Fechei os olhos e cobri a cabeça com o travesseiro - como se aquele gesto pudesse impedir a ocorrência de uma notícia ruim. Logo depois, ouvimos pelas ondas da Rádio Atalaia a emocionada narração longa e efusiva: "Defendeu Roberto Costa!". Nós tínhamos o Roberto Costa!

Enfim, veio para a cobrança o guri magrão, o "Casagrande", e ele era craque, tinha dez anos, estava na quarta série e eu que mal tinha aprendido a ler pensei comigo mesmo: "Eu sou o Roberto Costa".

Daí escolhi o canto certo, me arrojei num salto mágico, defendi a bola no cantinho, depois meti uma bicuda na bola que passou por cima do muro e o jogo acabou ali mesmo, enquanto eu corria berrando: "Eu sou o Roberto Costa, eu sou o melhor Roberto Costa, eu sou o Roberto Costa, para sempre". Grande jogo, grande tarde, grande infância: saudades!

Depois desse jogo, houve outros.

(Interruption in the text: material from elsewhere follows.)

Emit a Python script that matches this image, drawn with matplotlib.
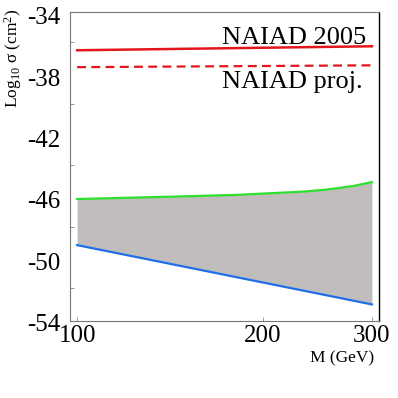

Depois desses outros, eu cresci. Quando a gente cresce, a gente é só a gente mesmo, mas uma coisa eu devo confessar a vocês: no último domingo, depois de assistir à exibição do jovem goleirão Guilherme contra o Paraná Clube, me deu uma vontade danada de voltar a ser criança, apesar da tristeza pela desclassificação.

Depois de assistir ao partidaço do excelente Guilherme (guardem esse nome), me deu uma vontade danada de voltar a ser menino, para poder jogar no gol feito de tijolos, de chinelos, de mochilas e de cadernos. Para poder olhar firme na cara dos adversários e lhes dizer, de fronte alta: "O Guilherme sou eu e vocês que sejam o Rogério Ceni, o Clêmer, o Dida e até o Flávio, mas o Guilherme sou eu, o Guilherme sou eu!"